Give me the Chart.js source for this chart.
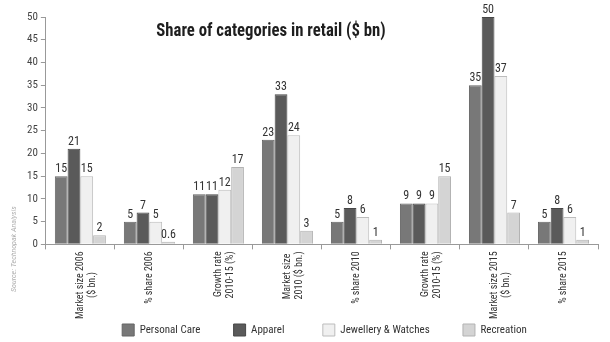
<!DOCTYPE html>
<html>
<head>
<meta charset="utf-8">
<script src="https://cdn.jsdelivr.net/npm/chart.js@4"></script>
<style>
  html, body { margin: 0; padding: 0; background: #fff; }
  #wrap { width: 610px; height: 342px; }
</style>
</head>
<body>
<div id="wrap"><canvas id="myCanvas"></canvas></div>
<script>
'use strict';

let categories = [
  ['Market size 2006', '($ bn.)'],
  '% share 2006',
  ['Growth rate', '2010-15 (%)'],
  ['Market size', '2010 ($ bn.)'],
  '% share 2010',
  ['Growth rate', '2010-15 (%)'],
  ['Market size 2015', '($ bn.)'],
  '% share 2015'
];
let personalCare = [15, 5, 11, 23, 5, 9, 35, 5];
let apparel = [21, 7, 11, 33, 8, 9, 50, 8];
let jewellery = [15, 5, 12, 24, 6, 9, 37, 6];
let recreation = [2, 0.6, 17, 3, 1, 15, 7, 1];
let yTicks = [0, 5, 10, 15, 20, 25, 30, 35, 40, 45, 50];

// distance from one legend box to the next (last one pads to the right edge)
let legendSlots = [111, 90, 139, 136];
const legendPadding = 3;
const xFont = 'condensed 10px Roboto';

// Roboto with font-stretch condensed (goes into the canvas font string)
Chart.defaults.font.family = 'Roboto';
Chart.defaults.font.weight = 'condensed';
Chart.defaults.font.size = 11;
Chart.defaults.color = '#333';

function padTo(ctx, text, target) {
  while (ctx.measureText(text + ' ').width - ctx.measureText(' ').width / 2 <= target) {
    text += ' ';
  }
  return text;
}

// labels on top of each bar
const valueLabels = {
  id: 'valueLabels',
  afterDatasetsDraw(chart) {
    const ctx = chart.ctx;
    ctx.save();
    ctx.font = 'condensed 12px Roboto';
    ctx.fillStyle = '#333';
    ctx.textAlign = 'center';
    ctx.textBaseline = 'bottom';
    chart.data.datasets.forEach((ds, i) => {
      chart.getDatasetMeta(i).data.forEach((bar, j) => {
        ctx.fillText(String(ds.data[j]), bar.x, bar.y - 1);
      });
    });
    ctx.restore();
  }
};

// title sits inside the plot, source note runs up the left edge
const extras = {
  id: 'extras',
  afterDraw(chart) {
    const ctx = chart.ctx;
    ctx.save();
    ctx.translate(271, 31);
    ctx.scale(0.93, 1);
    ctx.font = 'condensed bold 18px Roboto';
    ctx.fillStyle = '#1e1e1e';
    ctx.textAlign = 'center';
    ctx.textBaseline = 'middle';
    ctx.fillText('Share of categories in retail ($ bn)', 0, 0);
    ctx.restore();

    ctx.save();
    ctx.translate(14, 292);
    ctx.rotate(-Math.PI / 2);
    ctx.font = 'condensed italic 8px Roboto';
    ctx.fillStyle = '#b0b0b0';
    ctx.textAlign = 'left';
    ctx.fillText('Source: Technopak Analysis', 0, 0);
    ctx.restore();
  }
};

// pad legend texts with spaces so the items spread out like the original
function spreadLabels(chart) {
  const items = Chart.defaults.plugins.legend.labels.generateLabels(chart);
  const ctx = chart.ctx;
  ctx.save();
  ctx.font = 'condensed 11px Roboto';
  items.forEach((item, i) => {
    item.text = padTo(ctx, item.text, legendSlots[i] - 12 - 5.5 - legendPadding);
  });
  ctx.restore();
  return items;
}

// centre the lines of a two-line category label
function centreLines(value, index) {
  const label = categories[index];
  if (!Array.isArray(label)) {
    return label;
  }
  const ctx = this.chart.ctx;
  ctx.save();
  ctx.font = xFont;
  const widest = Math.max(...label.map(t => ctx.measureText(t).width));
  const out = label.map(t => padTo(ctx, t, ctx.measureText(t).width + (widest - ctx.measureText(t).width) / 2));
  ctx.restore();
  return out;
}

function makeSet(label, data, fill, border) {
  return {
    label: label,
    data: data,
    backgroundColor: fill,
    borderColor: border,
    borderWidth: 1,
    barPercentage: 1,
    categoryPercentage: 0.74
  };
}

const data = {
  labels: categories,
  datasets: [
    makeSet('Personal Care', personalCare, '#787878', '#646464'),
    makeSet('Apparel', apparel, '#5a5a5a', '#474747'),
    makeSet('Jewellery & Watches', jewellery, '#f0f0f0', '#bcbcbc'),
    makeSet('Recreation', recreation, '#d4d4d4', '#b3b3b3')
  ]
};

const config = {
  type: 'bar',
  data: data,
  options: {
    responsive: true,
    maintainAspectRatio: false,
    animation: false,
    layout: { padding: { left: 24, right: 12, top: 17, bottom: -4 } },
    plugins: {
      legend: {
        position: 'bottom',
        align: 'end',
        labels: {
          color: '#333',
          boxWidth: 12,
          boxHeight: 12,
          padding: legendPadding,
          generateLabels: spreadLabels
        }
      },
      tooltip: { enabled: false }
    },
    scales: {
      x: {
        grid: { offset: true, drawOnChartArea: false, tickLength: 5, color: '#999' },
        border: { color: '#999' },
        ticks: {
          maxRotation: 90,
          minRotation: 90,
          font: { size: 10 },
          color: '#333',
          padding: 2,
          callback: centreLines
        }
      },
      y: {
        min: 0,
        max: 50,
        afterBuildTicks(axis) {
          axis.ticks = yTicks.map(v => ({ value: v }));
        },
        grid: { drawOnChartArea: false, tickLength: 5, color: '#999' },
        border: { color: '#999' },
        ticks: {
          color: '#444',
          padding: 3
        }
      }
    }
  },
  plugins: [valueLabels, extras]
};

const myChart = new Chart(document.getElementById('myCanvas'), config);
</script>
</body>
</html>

▬▬▬▬▬▬▬▬▬▬

WHAT NEEDS TO BE DONE:
Return the listing above word for word, with the pictures removed.

RESULT BELOW:
Give me the Chart.js source for this chart.
<!DOCTYPE html>
<html>
<head>
<meta charset="utf-8">
<script src="https://cdn.jsdelivr.net/npm/chart.js@4"></script>
<style>
  html, body { margin: 0; padding: 0; background: #fff; }
  #wrap { width: 610px; height: 342px; }
</style>
</head>
<body>
<div id="wrap"><canvas id="myCanvas"></canvas></div>
<script>
'use strict';

let categories = [
  ['Market size 2006', '($ bn.)'],
  '% share 2006',
  ['Growth rate', '2010-15 (%)'],
  ['Market size', '2010 ($ bn.)'],
  '% share 2010',
  ['Growth rate', '2010-15 (%)'],
  ['Market size 2015', '($ bn.)'],
  '% share 2015'
];
let personalCare = [15, 5, 11, 23, 5, 9, 35, 5];
let apparel = [21, 7, 11, 33, 8, 9, 50, 8];
let jewellery = [15, 5, 12, 24, 6, 9, 37, 6];
let recreation = [2, 0.6, 17, 3, 1, 15, 7, 1];
let yTicks = [0, 5, 10, 15, 20, 25, 30, 35, 40, 45, 50];

// distance from one legend box to the next (last one pads to the right edge)
let legendSlots = [111, 90, 139, 136];
const legendPadding = 3;
const xFont = 'condensed 10px Roboto';

// Roboto with font-stretch condensed (goes into the canvas font string)
Chart.defaults.font.family = 'Roboto';
Chart.defaults.font.weight = 'condensed';
Chart.defaults.font.size = 11;
Chart.defaults.color = '#333';

function padTo(ctx, text, target) {
  while (ctx.measureText(text + ' ').width - ctx.measureText(' ').width / 2 <= target) {
    text += ' ';
  }
  return text;
}

// labels on top of each bar
const valueLabels = {
  id: 'valueLabels',
  afterDatasetsDraw(chart) {
    const ctx = chart.ctx;
    ctx.save();
    ctx.font = 'condensed 12px Roboto';
    ctx.fillStyle = '#333';
    ctx.textAlign = 'center';
    ctx.textBaseline = 'bottom';
    chart.data.datasets.forEach((ds, i) => {
      chart.getDatasetMeta(i).data.forEach((bar, j) => {
        ctx.fillText(String(ds.data[j]), bar.x, bar.y - 1);
      });
    });
    ctx.restore();
  }
};

// title sits inside the plot, source note runs up the left edge
const extras = {
  id: 'extras',
  afterDraw(chart) {
    const ctx = chart.ctx;
    ctx.save();
    ctx.translate(271, 31);
    ctx.scale(0.93, 1);
    ctx.font = 'condensed bold 18px Roboto';
    ctx.fillStyle = '#1e1e1e';
    ctx.textAlign = 'center';
    ctx.textBaseline = 'middle';
    ctx.fillText('Share of categories in retail ($ bn)', 0, 0);
    ctx.restore();

    ctx.save();
    ctx.translate(14, 292);
    ctx.rotate(-Math.PI / 2);
    ctx.font = 'condensed italic 8px Roboto';
    ctx.fillStyle = '#b0b0b0';
    ctx.textAlign = 'left';
    ctx.fillText('Source: Technopak Analysis', 0, 0);
    ctx.restore();
  }
};

// pad legend texts with spaces so the items spread out like the original
function spreadLabels(chart) {
  const items = Chart.defaults.plugins.legend.labels.generateLabels(chart);
  const ctx = chart.ctx;
  ctx.save();
  ctx.font = 'condensed 11px Roboto';
  items.forEach((item, i) => {
    item.text = padTo(ctx, item.text, legendSlots[i] - 12 - 5.5 - legendPadding);
  });
  ctx.restore();
  return items;
}

// centre the lines of a two-line category label
function centreLines(value, index) {
  const label = categories[index];
  if (!Array.isArray(label)) {
    return label;
  }
  const ctx = this.chart.ctx;
  ctx.save();
  ctx.font = xFont;
  const widest = Math.max(...label.map(t => ctx.measureText(t).width));
  const out = label.map(t => padTo(ctx, t, ctx.measureText(t).width + (widest - ctx.measureText(t).width) / 2));
  ctx.restore();
  return out;
}

function makeSet(label, data, fill, border) {
  return {
    label: label,
    data: data,
    backgroundColor: fill,
    borderColor: border,
    borderWidth: 1,
    barPercentage: 1,
    categoryPercentage: 0.74
  };
}

const data = {
  labels: categories,
  datasets: [
    makeSet('Personal Care', personalCare, '#787878', '#646464'),
    makeSet('Apparel', apparel, '#5a5a5a', '#474747'),
    makeSet('Jewellery & Watches', jewellery, '#f0f0f0', '#bcbcbc'),
    makeSet('Recreation', recreation, '#d4d4d4', '#b3b3b3')
  ]
};

const config = {
  type: 'bar',
  data: data,
  options: {
    responsive: true,
    maintainAspectRatio: false,
    animation: false,
    layout: { padding: { left: 24, right: 12, top: 17, bottom: -4 } },
    plugins: {
      legend: {
        position: 'bottom',
        align: 'end',
        labels: {
          color: '#333',
          boxWidth: 12,
          boxHeight: 12,
          padding: legendPadding,
          generateLabels: spreadLabels
        }
      },
      tooltip: { enabled: false }
    },
    scales: {
      x: {
        grid: { offset: true, drawOnChartArea: false, tickLength: 5, color: '#999' },
        border: { color: '#999' },
        ticks: {
          maxRotation: 90,
          minRotation: 90,
          font: { size: 10 },
          color: '#333',
          padding: 2,
          callback: centreLines
        }
      },
      y: {
        min: 0,
        max: 50,
        afterBuildTicks(axis) {
          axis.ticks = yTicks.map(v => ({ value: v }));
        },
        grid: { drawOnChartArea: false, tickLength: 5, color: '#999' },
        border: { color: '#999' },
        ticks: {
          color: '#444',
          padding: 3
        }
      }
    }
  },
  plugins: [valueLabels, extras]
};

const myChart = new Chart(document.getElementById('myCanvas'), config);
</script>
</body>
</html>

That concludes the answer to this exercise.